Students who expect to miss school due to family vacations must notify the Principal in writing, in advance. Vacations cannot be recognized as legitimate reasons for exemption from formal evaluation.
Refer to Math Department policy on Missed / Late Assesments for more detailed information
Textbook and E-book
Your text is Functions 11 (Nelson). You must return it in the condition that you receive it or you will be charged a fee for damages.

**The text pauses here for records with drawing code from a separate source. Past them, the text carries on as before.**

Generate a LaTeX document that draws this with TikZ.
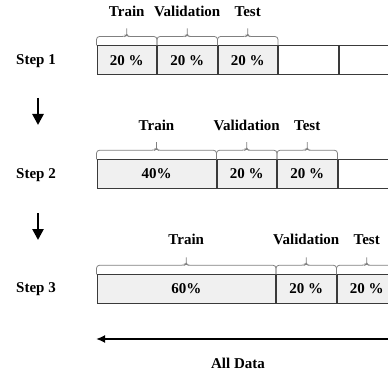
\documentclass[tikz,border=0pt]{standalone}
\usepackage{fontspec}
\setmainfont{Liberation Serif}
\usetikzlibrary{positioning, arrows.meta}
\definecolor{cellgray}{HTML}{F0F0F0}
\definecolor{bracegray}{HTML}{808080}
\definecolor{linegray}{HTML}{3A3A3A}
% brace over the top of one cell
\newcommand{\cellbrace}[1]{%
  \draw[brace] (#1.north west) [rounded corners=3pt] -- ([yshift=9pt]#1.north west)
    -- ([xshift=-2pt, yshift=9pt]#1.north) [rounded corners=1.5pt] -- ([yshift=10pt]#1.north)
    [sharp corners] -- ([yshift=17pt]#1.north) [rounded corners=1.5pt] -- ([yshift=10pt]#1.north)
    -- ([xshift=2pt, yshift=9pt]#1.north) [rounded corners=3pt] -- ([yshift=9pt]#1.north east)
    -- (#1.north east);}

\begin{document}
\begin{tikzpicture}[x=1pt, y=-1pt,
    font=\fontsize{15}{17}\selectfont\bfseries,
    cell/.style={draw=linegray, fill=cellgray, line width=1pt, minimum height=28.5pt, inner sep=0pt},
    blank/.style={cell, fill=white},
    brace/.style={draw=bracegray, line width=0.8pt},
    lbl/.style={inner sep=2pt},
    down/.style={line width=2.6pt, -{Triangle[length=11pt, width=11pt]}},
    span/.style={line width=2pt, -{Latex[length=9pt, width=8pt]}}]
  \clip (0,0) rectangle (388,377);

  % step 1
  \node (st1) at (36,61) {Step 1};
  \node[cell, minimum width=59.5pt] (s1a) at (126.75,60.25) {20 \%};
  \node[cell, minimum width=59.5pt, right=0pt of s1a] (s1b) {20 \%};
  \node[cell, minimum width=59.5pt, right=0pt of s1b] (s1c) {20 \%};
  \node[blank, minimum width=59.5pt, right=0pt of s1c] (s1d) {};
  \node[blank, minimum width=59.5pt, right=0pt of s1d] (s1e) {};
  \cellbrace{s1a}
  \cellbrace{s1b}
  \cellbrace{s1c}
  \node[lbl, above=27pt of s1a] (l1a) {Train};
  \node[lbl, above=27pt of s1b] (l1b) {Validation};
  \node[lbl, above=27pt of s1c] (l1c) {Test};

  \coordinate (a1top) at (38,98);
  \coordinate (a1end) at (38,125);
  \draw[down] (a1top) -- (a1end);

  % step 2
  \node (st2) at (36,175) {Step 2};
  \node[cell, minimum width=119pt] (s2a) at (156.5,174) {40\%};
  \node[cell, minimum width=59.5pt, right=0pt of s2a] (s2b) {20 \%};
  \node[cell, minimum width=59.5pt, right=0pt of s2b] (s2c) {20 \%};
  \node[blank, minimum width=59.5pt, right=0pt of s2c] (s2d) {};
  \cellbrace{s2a}
  \cellbrace{s2b}
  \cellbrace{s2c}
  \node[lbl, above=26pt of s2a] (l2a) {Train};
  \node[lbl, above=26pt of s2b] (l2b) {Validation};
  \node[lbl, above=26pt of s2c] (l2c) {Test};

  \coordinate (a2top) at (38,213);
  \coordinate (a2end) at (38,240);
  \draw[down] (a2top) -- (a2end);

  % step 3
  \node (st3) at (36,289) {Step 3};
  \node[cell, minimum width=178.5pt] (s3a) at (186.25,289) {60\%};
  \node[cell, minimum width=59.5pt, right=0pt of s3a] (s3b) {20 \%};
  \node[cell, minimum width=59.5pt, right=0pt of s3b] (s3c) {20 \%};
  \cellbrace{s3a}
  \cellbrace{s3b}
  \cellbrace{s3c}
  \node[lbl, above=27pt of s3a] (l3a) {Train};
  \node[lbl, above=27pt of s3b] (l3b) {Validation};
  \node[lbl, above=27pt of s3c] (l3c) {Test};

  % all data
  \coordinate (dright) at (400,339);
  \coordinate (dleft) at (96,339);
  \draw[span] (dright) -- (dleft);
  \node (all) at (238,363) {All Data};
\end{tikzpicture}
\end{document}
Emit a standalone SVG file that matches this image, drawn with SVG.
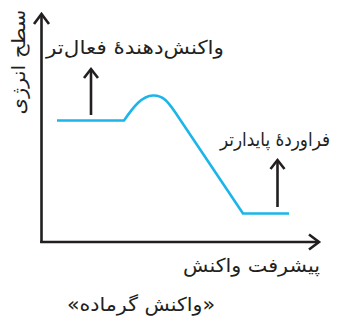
<svg xmlns="http://www.w3.org/2000/svg" width="354" height="321" viewBox="0 0 354 321">
<defs>
<style>
.ax{stroke:#231f20;stroke-width:2.6;fill:none}
.cv{stroke:#1cb5ea;stroke-width:2.6;fill:none;stroke-linejoin:round}
.t{font-family:"DejaVu Sans","Noto Sans",sans-serif;font-size:19px;fill:#231f20;text-anchor:middle}
.head{stroke:#231f20;stroke-width:2.6;fill:none;stroke-linecap:butt;stroke-linejoin:miter}
</style>
</defs>
<rect width="354" height="321" fill="#fff"/>
<g id="connectors">
<line class="ax" x1="41.5" y1="243" x2="41.5" y2="14"/>
<path class="head" d="M34,24 L41.5,14 L49,24"/>
<line class="ax" x1="40.2" y1="242" x2="319" y2="242"/>
<path class="head" d="M309,234.5 L319,242 L309,249.5"/>
<line class="ax" x1="91" y1="115" x2="91" y2="69"/>
<path class="head" d="M84,78 L91,69 L98,78"/>
<line class="ax" x1="277.5" y1="207" x2="277.5" y2="160"/>
<path class="head" d="M270.5,169 L277.5,160 L284.5,169"/>
</g>
<g id="curve">
<path class="cv" d="M57,120.5 L124,120.5 C134,106 142,96 153,95.5 C163,95 168,102 175,112 L243,213.5 L289,213.5"/>
</g>
<g id="label-y">
<text class="t" transform="translate(18,62) rotate(-90)" textLength="105" lengthAdjust="spacingAndGlyphs" dy="0.35em">سطح انرژی</text>
</g>
<g id="label-reactant">
<text class="t" x="135" y="54" textLength="178" lengthAdjust="spacingAndGlyphs">واکنش‌دهندهٔ فعال‌تر</text>
</g>
<g id="label-product">
<text class="t" x="275" y="146" textLength="110" lengthAdjust="spacingAndGlyphs">فراوردهٔ پایدارتر</text>
</g>
<g id="label-x">
<text class="t" x="251.5" y="272" textLength="137" lengthAdjust="spacingAndGlyphs">پیشرفت واکنش</text>
</g>
<g id="caption">
<text class="t" x="141" y="311" textLength="148" lengthAdjust="spacingAndGlyphs">«واکنش گرماده»</text>
</g>
</svg>
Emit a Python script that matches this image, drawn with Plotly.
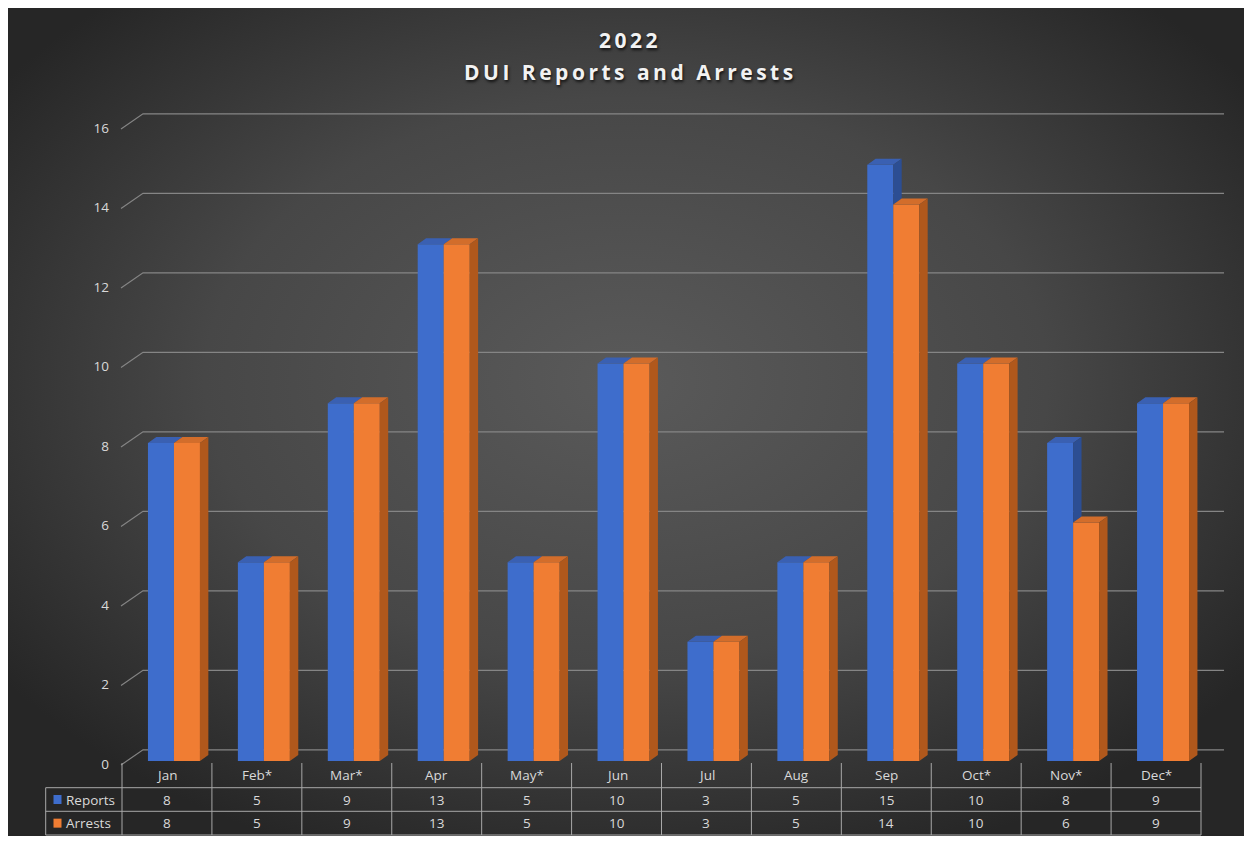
import base64
import plotly.graph_objects as go

# ---------------- data ----------------
months = ["Jan", "Feb*", "Mar*", "Apr", "May*", "Jun", "Jul", "Aug", "Sep", "Oct*", "Nov*", "Dec*"]
reports = [8, 5, 9, 13, 5, 10, 3, 5, 15, 10, 8, 9]
arrests = [8, 5, 9, 13, 5, 10, 3, 5, 14, 10, 6, 9]
y_ticks = [0, 2, 4, 6, 8, 10, 12, 14, 16]
series_names = ["Reports", "Arrests"]
title_year = "2022"
title_main = "DUI Reports and Arrests"

# ---------------- geometry / style ----------------
W, H = 1236, 828
BLUE, ORANGE = "#3e6dcc", "#f07d33"
BLUE_TOP, BLUE_SIDE = "#3a60b2", "#2c4e93"
ORANGE_TOP, ORANGE_SIDE = "#d26d2b", "#b0581c"
TXT = "#d9d9d9"
GRID = "#858585"
TABLE_LINE = "#a8a8a8"
FONT = "Open Sans"

def fx(p):
    return p / W

def fy(p):
    return 1 - p / H

n = len(months)
X0, X1 = 114.0, 1193.0
cell = (X1 - X0) / n
shift = 7.0 / cell
Y_RANGE = [0, 16]
Y_DOM = [fy(753), fy(117)]
px_per_unit = (753 - 117) / (Y_RANGE[1] - Y_RANGE[0])

def ypaper(v):
    return Y_DOM[0] + (v - Y_RANGE[0]) / (Y_RANGE[1] - Y_RANGE[0]) * (Y_DOM[1] - Y_DOM[0])

bw = 26.0 / cell          # single bar width in category units
dx = 8.4 / cell           # 3D depth, x
dy = 6.0 / px_per_unit    # 3D depth, y
idx = list(range(n))

fig = go.Figure()
fig.add_trace(go.Bar(x=idx, y=reports, name=series_names[0], marker=dict(color=BLUE, line=dict(width=0)),
                     hoverinfo="skip"))
fig.add_trace(go.Bar(x=idx, y=arrests, name=series_names[1], marker=dict(color=ORANGE, line=dict(width=0)),
                     hoverinfo="skip"))

# 3D faces computed from the data values
def poly_trace(polys, color):
    xs, ys = [], []
    for p in polys:
        for (a, b) in p:
            xs.append(a)
            ys.append(b)
        xs.append(p[0][0]); ys.append(p[0][1])
        xs.append(None); ys.append(None)
    return go.Scatter(x=xs, y=ys, mode="lines", fill="toself", fillcolor=color,
                      line=dict(width=0, color=color), hoverinfo="skip", showlegend=False)

blue_top, blue_side, or_top, or_side = [], [], [], []
for i, (vb, vo) in enumerate(zip(reports, arrests)):
    bl, bm, br = i - bw, i, i + bw
    blue_top.append([(bl, vb), (bm, vb), (bm + dx, vb + dy), (bl + dx, vb + dy)])
    if vb > vo:
        blue_side.append([(bm, vo), (bm, vb), (bm + dx, vb + dy), (bm + dx, vo + dy)])
    or_top.append([(bm, vo), (br, vo), (br + dx, vo + dy), (bm + dx, vo + dy)])
    or_side.append([(br, 0), (br, vo), (br + dx, vo + dy), (br + dx, dy)])

fig.add_trace(poly_trace(blue_top, BLUE_TOP))
if blue_side:
    fig.add_trace(poly_trace(blue_side, BLUE_SIDE))
fig.add_trace(poly_trace(or_top, ORANGE_TOP))
fig.add_trace(poly_trace(or_side, ORANGE_SIDE))

shapes = []
# 3D back-wall gridlines
for v in y_ticks:
    yf, yb = ypaper(v - 0.1), ypaper(v + 0.28)
    shapes.append(dict(type="path", xref="paper", yref="paper", layer="below",
                       path=f"M {fx(113)},{yf} L {fx(135)},{yb} L {fx(1216)},{yb}",
                       line=dict(color=GRID, width=1.2)))

# data table
row_y = [755, 779.7, 803.3, 827]
leg_left = 37.7
for yy in row_y[1:]:
    shapes.append(dict(type="line", xref="paper", yref="paper", x0=fx(leg_left), x1=fx(X1),
                       y0=fy(yy), y1=fy(yy), line=dict(color=TABLE_LINE, width=1)))
for k in range(n + 1):
    xx = X0 + k * cell
    shapes.append(dict(type="line", xref="paper", yref="paper", x0=fx(xx), x1=fx(xx),
                       y0=fy(row_y[0]), y1=fy(row_y[-1]), line=dict(color=TABLE_LINE, width=1)))
shapes.append(dict(type="line", xref="paper", yref="paper", x0=fx(leg_left), x1=fx(leg_left),
                   y0=fy(row_y[1]), y1=fy(row_y[-1]), line=dict(color=TABLE_LINE, width=1)))

annotations = []
row_centers = [(row_y[j] + row_y[j + 1]) / 2 for j in range(3)]
cell_font = dict(family=FONT, size=13.5, color=TXT)
for k, m in enumerate(months):
    cx = fx(X0 + (k + 0.5) * cell)
    for j, txt in enumerate([m, str(reports[k]), str(arrests[k])]):
        annotations.append(dict(x=cx, y=fy(row_centers[j]), xref="paper", yref="paper", text=txt,
                                xanchor="center", yanchor="middle",
                                showarrow=False, font=cell_font))

for j, (name, col) in enumerate(zip(series_names, [BLUE, ORANGE])):
    cy = row_centers[j + 1]
    shapes.append(dict(type="rect", xref="paper", yref="paper", x0=fx(45.5), x1=fx(53.5),
                       y0=fy(cy - 4.5), y1=fy(cy + 4.5), fillcolor=col, line=dict(width=0)))
    annotations.append(dict(x=fx(55.5), y=fy(cy), xref="paper", yref="paper", text=name,
                            xanchor="left", yanchor="middle",
                            showarrow=False, font=cell_font))

# titles
title_font = dict(family=FONT, size=21, color="#f2f2f2", weight="bold",
                  shadow="1px 2px 3px rgba(0,0,0,0.75)")
annotations.append(dict(x=fx(622), y=fy(31.5), xref="paper", yref="paper",
                        text=f"<span style='letter-spacing:3.5px'>{title_year}</span>",
                        xanchor="center", yanchor="middle", showarrow=False, font=title_font))
annotations.append(dict(x=fx(622), y=fy(63.8), xref="paper", yref="paper",
                        text=f"<span style='letter-spacing:3.5px'>{title_main}</span>",
                        xanchor="center", yanchor="middle", showarrow=False, font=title_font))

# radial gradient background
svg = (f"<svg xmlns='http://www.w3.org/2000/svg' width='{W}' height='{H}'>"
       "<defs><radialGradient id='g' cx='50%' cy='45%' r='62%'>"
       "<stop offset='0' stop-color='#5a5a5a'/><stop offset='0.55' stop-color='#474747'/>"
       "<stop offset='1' stop-color='#262626'/></radialGradient></defs>"
       "<rect width='100%' height='100%' fill='url(#g)'/></svg>")
bg_src = "data:image/svg+xml;base64," + base64.b64encode(svg.encode()).decode()

fig.update_layout(
    width=W, height=H,
    margin=dict(l=0, r=0, t=0, b=0, pad=0, autoexpand=False),
    paper_bgcolor="#3c3c3c",
    plot_bgcolor="rgba(0,0,0,0)",
    barmode="group", bargap=1 - 2 * bw, bargroupgap=0,
    showlegend=False,
    images=[dict(source=bg_src, xref="paper", yref="paper", x=0, y=1, sizex=1, sizey=1,
                 sizing="stretch", xanchor="left", yanchor="top", layer="below")],
    xaxis=dict(domain=[fx(X0), fx(X1)], range=[-0.5 - shift, n - 0.5 - shift], automargin=False,
               showticklabels=False, showgrid=False, zeroline=False, showline=False, ticks=""),
    yaxis=dict(domain=Y_DOM, range=Y_RANGE, tickvals=y_ticks, anchor="free", position=fx(101),
               automargin=False, showgrid=False, zeroline=False, showline=False, ticks="",
               ticklabelshift=3,
               tickfont=dict(family=FONT, size=13.5, color=TXT)),
    shapes=shapes,
    annotations=annotations,
)

fig.write_html("out.html")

The text is available on CD. If you would like to borrow a copy, please see your teacher.
MCR3U: Funtions, Grade 11 Overall Expectations
(from Ministry of Education: The Ontario Curriculum Grades 11 and 12: Mathematics)
By the end of this course, students will:
A: Characteristics of Functions
1. demonstrate an understanding of functions, their representations, and their inverses, and make connections between the algebraic and graphical representations of functions using transformations;
2. determine the zeros and the maximum or minimum of a quadratic function, and solve problems involving quadratic functions, including problems arising from real-world applications;
3. demonstrate an understanding of equivalence as it relates to simplifying polynomial, radical, and rational expressions.
B: Exponential Functions
1. evaluate powers with rational exponents, simplify expressions containing exponents, and describe properties of exponential functions represented in a variety of ways;
2. make connections between the numeric, graphical, and algebraic representations of exponential functions;
3. identify and represent exponential functions, and solve problems involving exponential functions, including problems arising from real-world applications
C: Discrete Functions
1. demonstrate an understanding of recursive sequences, represent recursive sequences in a variety of ways, and make connections to Pascal’s triangle;
2. demonstrate an understanding of the relationships involved in arithmetic and geometric sequences and series, and solve related problems;
3. make connections between sequences, series, and financial applications, and solve problems involving compound interest and ordinary annuities.
D: Trigonometric Functions
1. determine the values of the trigonometric ratios for angles less than 360º; prove simple trigonometric identities; and solve problems using the primary trigonometric ratios, the sine law, and the cosine law;
2. demonstrate an understanding of periodic relationships and sinusoidal functions, and make connections between the numeric, graphical, and algebraic representations of sinusoidal functions;
3. identify and represent sinusoidal functions, and solve problems involving sinusoidal functions, including problems arising from real-world applications.